### What the exercise asks
Provide nothing beyond the count of lines that include the string "page".

### Records shown
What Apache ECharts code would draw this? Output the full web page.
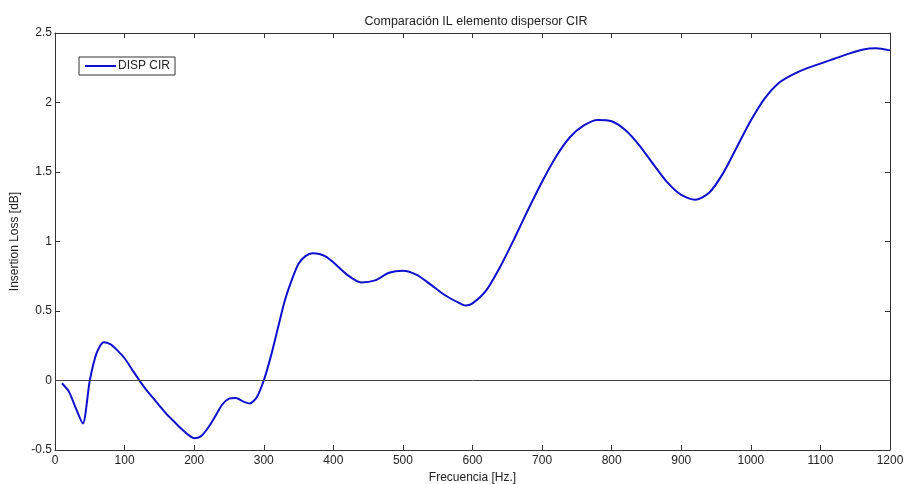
--
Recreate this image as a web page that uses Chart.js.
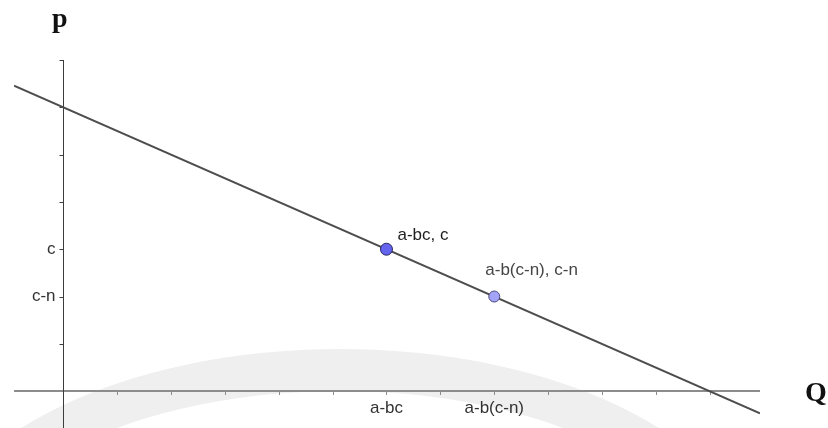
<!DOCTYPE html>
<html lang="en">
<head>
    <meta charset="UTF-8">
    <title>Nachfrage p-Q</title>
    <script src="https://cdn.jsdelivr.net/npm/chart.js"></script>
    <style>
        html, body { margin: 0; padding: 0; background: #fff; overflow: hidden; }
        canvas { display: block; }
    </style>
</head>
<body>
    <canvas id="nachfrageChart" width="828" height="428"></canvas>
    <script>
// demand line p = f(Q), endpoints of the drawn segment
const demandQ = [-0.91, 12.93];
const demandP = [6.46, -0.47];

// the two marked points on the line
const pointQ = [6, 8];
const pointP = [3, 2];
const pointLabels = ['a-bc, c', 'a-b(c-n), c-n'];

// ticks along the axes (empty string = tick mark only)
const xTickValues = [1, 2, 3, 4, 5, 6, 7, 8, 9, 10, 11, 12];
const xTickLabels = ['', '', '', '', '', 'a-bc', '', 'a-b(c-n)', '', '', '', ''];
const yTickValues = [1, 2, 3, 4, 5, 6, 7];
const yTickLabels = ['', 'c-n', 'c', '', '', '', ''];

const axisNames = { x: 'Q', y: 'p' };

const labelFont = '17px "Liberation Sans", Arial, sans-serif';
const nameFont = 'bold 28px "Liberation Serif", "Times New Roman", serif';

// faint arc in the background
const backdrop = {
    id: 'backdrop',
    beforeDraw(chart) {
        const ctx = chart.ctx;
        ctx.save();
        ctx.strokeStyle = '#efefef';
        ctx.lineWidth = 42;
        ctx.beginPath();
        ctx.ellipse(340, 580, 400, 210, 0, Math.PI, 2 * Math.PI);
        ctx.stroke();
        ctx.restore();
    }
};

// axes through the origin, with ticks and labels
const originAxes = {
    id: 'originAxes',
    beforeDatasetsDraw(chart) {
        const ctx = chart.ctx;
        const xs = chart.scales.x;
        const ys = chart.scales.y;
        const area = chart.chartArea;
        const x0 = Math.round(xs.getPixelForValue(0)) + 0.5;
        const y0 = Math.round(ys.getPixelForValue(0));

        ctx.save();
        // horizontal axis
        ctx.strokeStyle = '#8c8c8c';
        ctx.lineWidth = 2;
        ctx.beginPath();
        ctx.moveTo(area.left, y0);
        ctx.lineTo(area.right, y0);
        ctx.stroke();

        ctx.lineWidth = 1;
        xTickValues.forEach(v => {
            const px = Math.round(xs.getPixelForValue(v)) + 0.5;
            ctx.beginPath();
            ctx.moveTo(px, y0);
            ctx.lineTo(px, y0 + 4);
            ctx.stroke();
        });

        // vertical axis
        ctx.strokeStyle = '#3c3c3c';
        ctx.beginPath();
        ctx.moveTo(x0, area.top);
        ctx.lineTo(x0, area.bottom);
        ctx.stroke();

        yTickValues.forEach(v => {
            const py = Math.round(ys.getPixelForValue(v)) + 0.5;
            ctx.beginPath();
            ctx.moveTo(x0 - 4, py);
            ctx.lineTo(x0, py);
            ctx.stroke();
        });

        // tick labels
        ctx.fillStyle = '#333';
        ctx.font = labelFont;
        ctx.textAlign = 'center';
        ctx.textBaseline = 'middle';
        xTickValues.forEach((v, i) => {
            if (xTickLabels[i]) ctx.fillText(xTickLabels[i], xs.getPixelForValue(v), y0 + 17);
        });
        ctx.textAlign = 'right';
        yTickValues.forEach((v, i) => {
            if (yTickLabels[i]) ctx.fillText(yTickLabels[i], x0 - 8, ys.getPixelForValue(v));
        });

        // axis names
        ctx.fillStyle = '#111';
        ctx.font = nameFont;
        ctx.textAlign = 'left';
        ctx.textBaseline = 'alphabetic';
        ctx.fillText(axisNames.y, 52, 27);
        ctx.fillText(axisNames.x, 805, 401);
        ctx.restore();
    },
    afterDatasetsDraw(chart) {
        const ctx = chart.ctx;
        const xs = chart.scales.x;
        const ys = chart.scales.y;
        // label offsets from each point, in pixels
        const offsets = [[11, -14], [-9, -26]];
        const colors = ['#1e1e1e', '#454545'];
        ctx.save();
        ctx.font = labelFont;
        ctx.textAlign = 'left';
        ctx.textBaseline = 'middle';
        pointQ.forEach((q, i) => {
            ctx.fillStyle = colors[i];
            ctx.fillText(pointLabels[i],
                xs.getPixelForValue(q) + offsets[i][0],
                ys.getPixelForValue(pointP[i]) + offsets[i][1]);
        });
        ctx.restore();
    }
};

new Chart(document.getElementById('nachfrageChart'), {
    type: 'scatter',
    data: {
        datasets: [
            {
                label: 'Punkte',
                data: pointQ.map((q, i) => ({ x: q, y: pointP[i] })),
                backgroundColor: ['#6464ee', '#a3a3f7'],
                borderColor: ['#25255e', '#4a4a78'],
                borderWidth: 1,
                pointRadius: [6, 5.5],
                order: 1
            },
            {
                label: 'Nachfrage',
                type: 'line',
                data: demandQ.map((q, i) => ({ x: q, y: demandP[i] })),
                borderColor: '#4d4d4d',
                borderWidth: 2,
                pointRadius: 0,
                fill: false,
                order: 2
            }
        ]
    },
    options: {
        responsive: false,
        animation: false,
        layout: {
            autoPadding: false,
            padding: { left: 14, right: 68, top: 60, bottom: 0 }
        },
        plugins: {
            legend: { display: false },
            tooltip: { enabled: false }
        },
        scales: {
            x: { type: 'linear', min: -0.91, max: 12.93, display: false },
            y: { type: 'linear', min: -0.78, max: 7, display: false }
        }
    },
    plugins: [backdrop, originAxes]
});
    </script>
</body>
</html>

### Correct answer
2